Hands Off Our Coke! (And Pepsi)

California is at it again.  It has determined that because the caramel coloring used in Coke and Pepsi includes a substance that a study has found causes cancer in mice, the soft drinks need to include a cancer warning label.  Not surprisingly, Coke and Pepsi have decided instead to change their recipes — and because it would be more costly to just change the recipe for soda sold in California, the recipes will be changed for all Coke and Pepsi products sold in the U.S.

What’s that, you say?  You haven’t noticed that the soft drink-guzzling Americans you see on the street, who have been swilling Coke and Pepsi on a daily basis for decades, have turned into tumorous monstrosities?  That’s because the study on which California’s determination is based deals with tumors in mice, not people.  What’s more, the Food and Drug Administration states that a human would need to drink more than a thousand cans of Coke and Pepsi a day to equal the dose administered to the mice in the study. Even the most slothful, couch-bound, Coke-addicted video game geek couldn’t approach such levels.

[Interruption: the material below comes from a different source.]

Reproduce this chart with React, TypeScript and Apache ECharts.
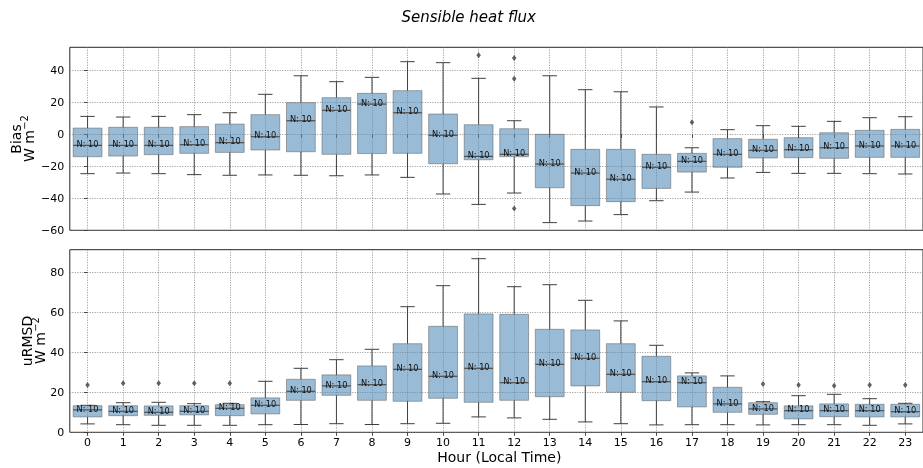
import React, { useEffect, useRef } from "react";
import * as echarts from "echarts";

const hours = [0, 1, 2, 3, 4, 5, 6, 7, 8, 9, 10, 11, 12, 13, 14, 15, 16, 17, 18, 19, 20, 21, 22, 23];
const counts = [10, 10, 10, 10, 10, 10, 10, 10, 10, 10, 10, 10, 10, 10, 10, 10, 10, 10, 10, 10, 10, 10, 10, 10];

// Bias (W m-2)
const biasLow = [-24.6, -24.2, -24.6, -25.2, -25.6, -25.4, -25.6, -25.9, -25.4, -26.9, -37.3, -43.8, -36.7, -55.2, -54.2, -50.2, -41.5, -36.1, -27.3, -23.8, -24.4, -24.4, -24.6, -24.8];
const biasQ1 = [-14.0, -13.6, -12.7, -11.9, -11.3, -9.8, -10.9, -12.5, -12.0, -11.9, -18.4, -15.9, -14.0, -33.4, -44.6, -42.1, -33.8, -23.6, -20.6, -14.8, -14.6, -15.0, -14.4, -14.4];
const biasMed = [-6.9, -6.9, -6.9, -6.5, -5.2, -1.5, 8.5, 15.0, 18.9, 13.5, -0.6, -13.8, -12.5, -18.6, -24.2, -28.1, -20.6, -16.9, -12.5, -10.0, -9.6, -8.4, -7.3, -7.3];
const biasQ3 = [3.9, 4.4, 4.4, 4.8, 6.4, 12.3, 19.8, 22.9, 25.6, 27.3, 12.7, 6.0, 3.5, 0.0, -9.4, -9.4, -12.5, -11.9, -2.7, -3.1, -2.1, 1.0, 2.5, 3.1];
const biasHigh = [11.2, 10.8, 11.2, 12.3, 13.5, 25.0, 36.6, 32.9, 35.6, 45.4, 44.8, 35.0, 8.5, 36.6, 27.9, 26.6, 17.1, -8.4, 2.9, 5.4, 5.0, 8.1, 10.4, 11.0];
const biasOutliers = [[11, 49.4], [12, 47.7], [12, 34.8], [12, -46.3], [17, 7.5]];

// uRMSD (W m-2)
const rmsdLow = [4.2, 3.8, 3.5, 3.5, 3.5, 3.8, 3.9, 4.3, 3.9, 4.3, 4.5, 7.7, 7.2, 6.5, 5.2, 4.3, 3.7, 3.8, 3.8, 3.7, 3.8, 3.8, 3.5, 4.2];
const rmsdQ1 = [7.7, 8.3, 8.5, 8.7, 8.3, 9.2, 16.0, 18.5, 16.0, 15.5, 17.0, 15.0, 16.0, 17.8, 23.2, 20.0, 15.8, 12.7, 10.0, 9.0, 6.7, 7.8, 7.7, 7.7];
const rmsdMed = [11.2, 10.5, 10.0, 10.5, 12.0, 13.5, 20.5, 23.2, 23.8, 31.5, 28.0, 32.0, 24.8, 34.0, 37.0, 29.0, 25.3, 24.8, 14.2, 11.7, 10.8, 10.8, 10.8, 10.3];
const rmsdQ3 = [13.3, 13.3, 13.2, 13.3, 13.8, 17.2, 26.5, 28.7, 33.2, 44.3, 53.0, 59.2, 59.0, 51.5, 51.2, 44.3, 38.0, 28.2, 22.5, 14.8, 13.2, 14.2, 14.0, 14.0];
const rmsdHigh = [13.5, 14.8, 15.0, 14.3, 14.5, 25.5, 32.0, 36.3, 41.5, 62.8, 73.3, 86.8, 72.8, 73.8, 66.0, 55.7, 43.5, 29.7, 28.2, 15.3, 18.3, 19.0, 16.8, 14.5];
const rmsdOutliers = [[0, 23.7], [1, 24.5], [2, 24.5], [3, 24.5], [4, 24.5], [19, 24.2], [20, 23.7], [21, 23.3], [22, 23.7], [23, 23.7]];

const biasTicks = [-60, -40, -20, 0, 20, 40];
const rmsdTicks = [0, 20, 40, 60, 80];

const FONT = "DejaVu Sans";

function renderBox(params: any, api: any) {
  const x = api.value(0);
  const lo = api.coord([x, api.value(1)]);
  const q1 = api.coord([x, api.value(2)]);
  const md = api.coord([x, api.value(3)]);
  const q3 = api.coord([x, api.value(4)]);
  const hi = api.coord([x, api.value(5)]);
  const bw = api.size([0.81, 0])[0];
  const cw = bw / 2;
  const cx = lo[0];
  const ls = { stroke: "#3f3f3f", lineWidth: 1 };
  return {
    type: "group",
    children: [
      { type: "line", shape: { x1: cx, y1: q1[1], x2: cx, y2: lo[1] }, style: ls },
      { type: "line", shape: { x1: cx, y1: q3[1], x2: cx, y2: hi[1] }, style: ls },
      { type: "line", shape: { x1: cx - cw / 2, y1: lo[1], x2: cx + cw / 2, y2: lo[1] }, style: ls },
      { type: "line", shape: { x1: cx - cw / 2, y1: hi[1], x2: cx + cw / 2, y2: hi[1] }, style: ls },
      {
        type: "rect",
        shape: { x: cx - bw / 2, y: q3[1], width: bw, height: q1[1] - q3[1] },
        style: { fill: "rgba(80,138,183,0.58)", stroke: "rgba(90,90,90,0.5)", lineWidth: 1 },
      },
      { type: "line", shape: { x1: cx - bw / 2, y1: md[1], x2: cx + bw / 2, y2: md[1] }, style: { stroke: "#4d4d4d", lineWidth: 1.2 } },
      {
        type: "text",
        style: {
          text: "N: " + api.value(6),
          x: cx,
          y: md[1] + 2.6,
          align: "center",
          verticalAlign: "bottom",
          fontSize: 8.2,
          fontFamily: FONT,
          fill: "#111",
        },
      },
    ],
  };
}

function boxData(lo: number[], q1: number[], md: number[], q3: number[], hi: number[]) {
  return hours.map((h, i) => [h, lo[i], q1[i], md[i], q3[i], hi[i], counts[i]]);
}

function unitLabel(x: number, y: number) {
  return {
    type: "group",
    x,
    y,
    rotation: Math.PI / 2,
    children: [
      {
        type: "text",
        x: -23,
        y: 0,
        style: { text: "W m", align: "left", verticalAlign: "middle", fontSize: 14, fontFamily: FONT, fill: "#000" },
      },
      {
        type: "text",
        x: 9.3,
        y: -4.5,
        style: { text: "\u22122", align: "left", verticalAlign: "middle", fontSize: 9.8, fontFamily: FONT, fill: "#000" },
      },
    ],
  };
}

export default function App() {
  const ref = useRef<HTMLDivElement>(null);
  useEffect(() => {
    if (!ref.current) return;
    const chart = echarts.init(ref.current, undefined, { renderer: "svg" });
    const splitLine = { show: true, lineStyle: { type: [1, 1.5], color: "#777", width: 0.8 } };
    const tick = { show: true, length: 3.5, lineStyle: { color: "#333", width: 0.9 } };
    const xAxisBase = {
      type: "value",
      min: -0.5,
      max: 23.5,
      axisLine: { show: false },
      splitLine,
    };
    chart.setOption({
      animation: false,
      grid: [
        { left: 69.8, top: 47.3, width: 859.1, height: 183, show: true, borderColor: "#262626", borderWidth: 1, backgroundColor: "transparent" },
        { left: 69.8, top: 249.7, width: 859.1, height: 182.6, show: true, borderColor: "#262626", borderWidth: 1, backgroundColor: "transparent" },
      ],
      xAxis: [
        {
          ...xAxisBase,
          gridIndex: 0,
          axisTick: { ...tick, customValues: hours },
          axisLabel: { show: false, customValues: hours },
        },
        {
          ...xAxisBase,
          gridIndex: 1,
          axisTick: { ...tick, customValues: hours },
          axisLabel: { show: true, customValues: hours, color: "#000", fontSize: 11, fontFamily: FONT, margin: 5 },
        },
      ],
      yAxis: [
        {
          type: "value",
          gridIndex: 0,
          min: -60,
          max: 54.4,
          axisLine: { show: false },
          axisTick: { ...tick, customValues: biasTicks },
          axisLabel: {
            customValues: biasTicks,
            color: "#000",
            fontSize: 11,
            fontFamily: FONT,
            margin: 5.5,
            formatter: (v: number) => (v < 0 ? "\u2212" + Math.abs(v) : String(v)),
          },
          splitLine,
        },
        {
          type: "value",
          gridIndex: 1,
          min: 0,
          max: 91.3,
          axisLine: { show: false },
          axisTick: { ...tick, customValues: rmsdTicks },
          axisLabel: { customValues: rmsdTicks, color: "#000", fontSize: 11, fontFamily: FONT, margin: 5.5 },
          splitLine,
        },
      ],
      series: [
        {
          type: "custom",
          xAxisIndex: 0,
          yAxisIndex: 0,
          renderItem: renderBox,
          encode: { x: 0, y: [1, 2, 3, 4, 5] },
          data: boxData(biasLow, biasQ1, biasMed, biasQ3, biasHigh),
          clip: false,
        },
        {
          type: "scatter",
          xAxisIndex: 0,
          yAxisIndex: 0,
          symbol: "diamond",
          symbolSize: [4.5, 6],
          itemStyle: { color: "#3c3c3c" },
          data: biasOutliers,
        },
        {
          type: "custom",
          xAxisIndex: 1,
          yAxisIndex: 1,
          renderItem: renderBox,
          encode: { x: 0, y: [1, 2, 3, 4, 5] },
          data: boxData(rmsdLow, rmsdQ1, rmsdMed, rmsdQ3, rmsdHigh),
          clip: false,
        },
        {
          type: "scatter",
          xAxisIndex: 1,
          yAxisIndex: 1,
          symbol: "diamond",
          symbolSize: [4.5, 6],
          itemStyle: { color: "#3c3c3c" },
          data: rmsdOutliers,
        },
      ],
      graphic: [
        {
          type: "text",
          x: 468.7,
          y: 17,
          style: { text: "Sensible heat flux", align: "center", verticalAlign: "middle", fontSize: 15, fontStyle: "italic", fontFamily: FONT, fill: "#000" },
        },
        {
          type: "text",
          x: 499.3,
          y: 457,
          style: { text: "Hour (Local Time)", align: "center", verticalAlign: "middle", fontSize: 14, fontFamily: FONT, fill: "#000" },
        },
        {
          type: "text",
          x: 15.5,
          y: 139,
          rotation: Math.PI / 2,
          style: { text: "Bias", align: "center", verticalAlign: "middle", fontSize: 14, fontFamily: FONT, fill: "#000" },
        },
        unitLabel(29, 139),
        {
          type: "text",
          x: 26.5,
          y: 341,
          rotation: Math.PI / 2,
          style: { text: "uRMSD", align: "center", verticalAlign: "middle", fontSize: 14, fontFamily: FONT, fill: "#000" },
        },
        unitLabel(40, 341),
      ],
    });
    return () => chart.dispose();
  }, []);
  return <div ref={ref} style={{ position: "fixed", left: 0, top: 0, width: 923, height: 468 }} />;
}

This latest action by California is another example of our regulatory state run amok. Studies, no doubt funded in part by tax dollars, test substances on rodents at ludicrous exposure levels and find increased incidence of cancer, which is not surprising because gross overexposure to just about anything — including water — can be harmful.  Then, “consumer advocacy groups” use the study results to start the drumbeat to ban the substance, advancing the dubious argument that because absurd exposure levels are associated with increased cancer incidence in mice, any exposure at any level increases the risk of cancer in humans.  Then, nanny states like California issue edicts like the one directed to Coke and Pepsi and manufacturers have to change what they are doing, thereby increasing costs and messing with products that Americans have used for years without any problem.

At some point, I hope, people will wake up to the sham nature of such “public health” findings and demand that states like California reserve their intrusive regulations for those rare cases that raise real public health issues — ones that don’t assume consumers quaff 1,000 cans of Coke a day.  Until then, hands off our Coke!